Ich verließ den Park und ging über eine Asphaltstraße hinunter zur Thur, dann überquerte ich die gedeckte Holzbrücke über den Fluß.
[image]

Ich ging langsam, um möglichst lange die Holzplanken unter den nackten Füßen zu spüren. Am anderen Ufer fand ich eine Steinbank, auf die ich mich setzte, um was zu verzehren. Ich befand mich übrigens nicht mehr in Andelfingen, sondern in Kleinandelfingen, die Thur ist die Grenze. Auf einem Grundstück vor der Bank stand ein Haus, das als "ehemaliges Amtshaus" bezeichnet war. Heute scheint es ein "normales" Wohnhaus zu sein. Offensichtlich war eine Familienfeier im Garten (ein älteres Ehepaar, 2 junge Paare, etliche Kinder), einige Kinderwagen/Kinderkarren waren im Garten parkiert. Während die Erwachsenen noch beim Essen waren, spielten die Kinder (die ältesten etwa 5) bereits im Garten, etwa mit Kindervelos usw. Was mir auffiel: Alle Mädchen waren barfuß, während die Knaben dagegen trugen Schuhe. Ähnlich verhielt es sich bei den Erwachsenen: Alle Männer trugen Schuhe, bei den Frauen trug nur eine Schuhe und zwei waren barfuß, darunter die älteste Frau (vielleicht war sie die Oma aller Kinder und die Mutter der barfüßigen jungen Frau und die Schwiegermutter der beschuhten Frau). Ein Mädchen fuhr immer mit einem Plastiktrecker gegen das eiserne Gartentor, ein anderes folgte mit dem Kindervelo und fuhr auf den Trecker auf.

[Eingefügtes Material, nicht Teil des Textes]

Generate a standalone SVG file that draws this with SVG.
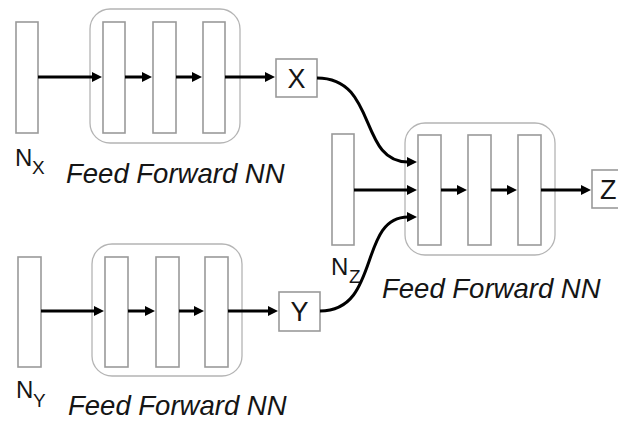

Immer lachten sie, wenn es zur sanften Kollision kam. Für diese Mädchen schien Barfüßigkeit was natürliches zu sein, auch störten sie sich nicht an meiner Barfüßigkeit. Es scheint wohl an der ländlichen Gegend in der Ostschweiz zu liegen. Die Zeit, daß hier Kinder aus Armut nur im Winter Schuhe trugen, sind noch nicht allzu lange vorbei.

Ich verließ die Steinbank, wanderte über die Holzbrücke, vorbei an Wassermühle und Kirche zurück zum Bahnhof, wo mich um 18.55 Uhr die S33 nach Dachsen aufnahm.